[Begin]
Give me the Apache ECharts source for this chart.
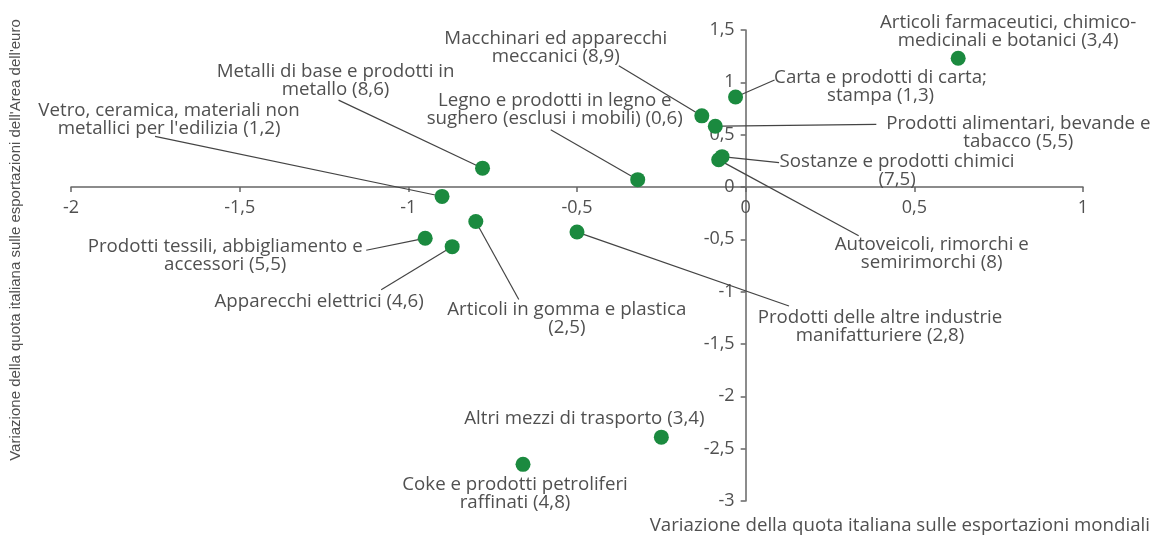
<!DOCTYPE html>
<html>
<head>
<meta charset="utf-8">
<script src="https://cdn.jsdelivr.net/npm/echarts@6/dist/echarts.min.js"></script>
<style>
  html, body { margin: 0; padding: 0; background: #fff; }
  #chart { width: 1152px; height: 535px; }
</style>
</head>
<body>
<div id="chart"></div>
<script>
// settori (testo già spezzato su più righe come nell'originale)
var sectors = [
  "Articoli farmaceutici, chimico-\nmedicinali e botanici",
  "Carta e prodotti di carta;\nstampa",
  "Macchinari ed apparecchi\nmeccanici",
  "Prodotti alimentari, bevande e\ntabacco",
  "Sostanze e prodotti chimici\n",
  "Autoveicoli, rimorchi e\nsemirimorchi",
  "Legno e prodotti in legno e\nsughero (esclusi i mobili)",
  "Metalli di base e prodotti in\nmetallo",
  "Vetro, ceramica, materiali non\nmetallici per l'edilizia",
  "Articoli in gomma e plastica\n",
  "Prodotti tessili, abbigliamento e\naccessori",
  "Apparecchi elettrici",
  "Prodotti delle altre industrie\nmanifatturiere",
  "Altri mezzi di trasporto",
  "Coke e prodotti petroliferi\nraffinati"
];
// peso del settore (numero tra parentesi)
var weights = [3.4, 1.3, 8.9, 5.5, 7.5, 8, 0.6, 8.6, 1.2, 2.5, 5.5, 4.6, 2.8, 3.4, 4.8];
// variazione quota sulle esportazioni mondiali (asse x)
var worldShare = [0.63, -0.03, -0.13, -0.09, -0.07, -0.08, -0.32, -0.78, -0.90, -0.80, -0.95, -0.87, -0.50, -0.25, -0.66];
// variazione quota sulle esportazioni dell'area dell'euro (asse y)
var euroShare = [1.23, 0.86, 0.68, 0.58, 0.29, 0.26, 0.07, 0.18, -0.09, -0.33, -0.49, -0.57, -0.43, -2.39, -2.65];

var xMin = -2, xMax = 1, yMin = -3, yMax = 1.5;

// posizione delle etichette e fine delle linee guida, relative al punto (px)
var labelOffsets = [
  [50, -27], [145, -10], [-146, -68], [303, 6], [175, 14],
  [213, 94], [-83, -70], [-147, -87], [-273, -77], [91, 97],
  [-200, 17], [-133, 55], [303, 95], [-77, -18], [-8, 29]
];
var lineEnds = [
  null, [39, -17], [-83, -50], [161, -2], [57, 6],
  [140, 76], [-87, -50], [-144, -68], [-287, -60], [43, 78],
  [-59, 12], [-71, 43], [212, 74], null, null
];

function fmt(v) {
  return String(v).replace(".", ",");
}

var points = [];
for (var i = 0; i < sectors.length; i++) {
  var name = sectors[i];
  var txt = name.slice(-1) === "\n" ? name + "(" + fmt(weights[i]) + ")" : name + " (" + fmt(weights[i]) + ")";
  points.push({ name: txt, value: [worldShare[i], euroShare[i], i] });
}

var W = 1152, H = 535;
var gridPos = { left: 71, right: 69, top: 30, bottom: 34 };
var gridW = W - gridPos.left - gridPos.right;
var gridH = H - gridPos.top - gridPos.bottom;
// assi che si incrociano nello zero
var xAxisOffset = -(0 - yMin) / (yMax - yMin) * gridH;
var yAxisOffset = -(0 - xMin) / (xMax - xMin) * gridW;

var myChart = echarts.init(document.getElementById("chart"));
var axisColor = "#666";
var textColor = "#505050";

var option = {
  animation: false,
  grid: gridPos,
  xAxis: {
    type: "value",
    min: xMin,
    max: xMax,
    interval: 0.5,
    offset: xAxisOffset,
    splitLine: { show: false },
    axisLine: { onZero: false, lineStyle: { color: axisColor, width: 1.5 } },
    axisTick: { show: true, length: 5, lineStyle: { color: axisColor, width: 1.5 } },
    axisLabel: {
      margin: 12,
      color: textColor,
      fontFamily: "Open Sans",
      fontSize: 18,
      formatter: fmt,
      showMinLabel: true,
      showMaxLabel: true
    }
  },
  yAxis: {
    type: "value",
    min: yMin,
    max: yMax,
    interval: 0.5,
    offset: yAxisOffset,
    splitLine: { show: false },
    axisLine: { show: true, onZero: false, lineStyle: { color: axisColor, width: 1.5 } },
    axisTick: { show: true, length: 5, lineStyle: { color: axisColor, width: 1.5 } },
    axisLabel: {
      margin: 11,
      color: textColor,
      fontFamily: "Open Sans",
      fontSize: 18,
      formatter: fmt,
      showMinLabel: true,
      showMaxLabel: true
    }
  },
  graphic: [
    {
      type: "text",
      x: 16,
      y: 240,
      rotation: Math.PI / 2,
      style: {
        text: "Variazione della quota italiana sulle esportazioni dell'Area dell'euro",
        fill: textColor,
        align: "center",
        verticalAlign: "middle",
        font: "15px 'Liberation Sans', Arial, sans-serif"
      }
    },
    {
      type: "text",
      x: 1150,
      y: 526,
      style: {
        text: "Variazione della quota italiana sulle esportazioni mondiali",
        fill: textColor,
        align: "right",
        verticalAlign: "middle",
        font: "18.7px 'Open Sans', sans-serif"
      }
    }
  ],
  series: [
    {
      // linee guida tra punto ed etichetta
      type: "custom",
      silent: true,
      data: points.map(function (p) { return p.value; }),
      renderItem: function (params, api) {
        var e = lineEnds[api.value(2)];
        if (!e) return;
        var p = api.coord([api.value(0), api.value(1)]);
        var len = Math.sqrt(e[0] * e[0] + e[1] * e[1]);
        var r = 7;
        return {
          type: "line",
          shape: {
            x1: p[0] + e[0] * r / len,
            y1: p[1] + e[1] * r / len,
            x2: p[0] + e[0],
            y2: p[1] + e[1]
          },
          style: { stroke: "#444", lineWidth: 1.2 }
        };
      }
    },
    {
      type: "scatter",
      symbolSize: 15,
      itemStyle: { color: "#1b8a3f", opacity: 1 },
      data: points,
      label: {
        show: true,
        position: "inside",
        formatter: "{b}",
        color: textColor,
        fontFamily: "Open Sans",
        fontSize: 18.7,
        lineHeight: 18,
        align: "center"
      },
      emphasis: { disabled: true },
      labelLayout: function (params) {
        var o = labelOffsets[params.dataIndex];
        var cx = params.rect.x + params.rect.width / 2;
        var cy = params.rect.y + params.rect.height / 2;
        return { x: cx + o[0], y: cy + o[1], align: "center", verticalAlign: "middle" };
      }
    }
  ]
};
myChart.setOption(option);
</script>
</body>
</html>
[End]
WRITTEN EXERCISE => Reproduce only the lines from the beginning of the data through the line that contains "var xMin = -2, xMax", both included, and please drop the pictures.

FINAL RESULT =>
Give me the Apache ECharts source for this chart.
<!DOCTYPE html>
<html>
<head>
<meta charset="utf-8">
<script src="https://cdn.jsdelivr.net/npm/echarts@6/dist/echarts.min.js"></script>
<style>
  html, body { margin: 0; padding: 0; background: #fff; }
  #chart { width: 1152px; height: 535px; }
</style>
</head>
<body>
<div id="chart"></div>
<script>
// settori (testo già spezzato su più righe come nell'originale)
var sectors = [
  "Articoli farmaceutici, chimico-\nmedicinali e botanici",
  "Carta e prodotti di carta;\nstampa",
  "Macchinari ed apparecchi\nmeccanici",
  "Prodotti alimentari, bevande e\ntabacco",
  "Sostanze e prodotti chimici\n",
  "Autoveicoli, rimorchi e\nsemirimorchi",
  "Legno e prodotti in legno e\nsughero (esclusi i mobili)",
  "Metalli di base e prodotti in\nmetallo",
  "Vetro, ceramica, materiali non\nmetallici per l'edilizia",
  "Articoli in gomma e plastica\n",
  "Prodotti tessili, abbigliamento e\naccessori",
  "Apparecchi elettrici",
  "Prodotti delle altre industrie\nmanifatturiere",
  "Altri mezzi di trasporto",
  "Coke e prodotti petroliferi\nraffinati"
];
// peso del settore (numero tra parentesi)
var weights = [3.4, 1.3, 8.9, 5.5, 7.5, 8, 0.6, 8.6, 1.2, 2.5, 5.5, 4.6, 2.8, 3.4, 4.8];
// variazione quota sulle esportazioni mondiali (asse x)
var worldShare = [0.63, -0.03, -0.13, -0.09, -0.07, -0.08, -0.32, -0.78, -0.90, -0.80, -0.95, -0.87, -0.50, -0.25, -0.66];
// variazione quota sulle esportazioni dell'area dell'euro (asse y)
var euroShare = [1.23, 0.86, 0.68, 0.58, 0.29, 0.26, 0.07, 0.18, -0.09, -0.33, -0.49, -0.57, -0.43, -2.39, -2.65];

var xMin = -2, xMax = 1, yMin = -3, yMax = 1.5;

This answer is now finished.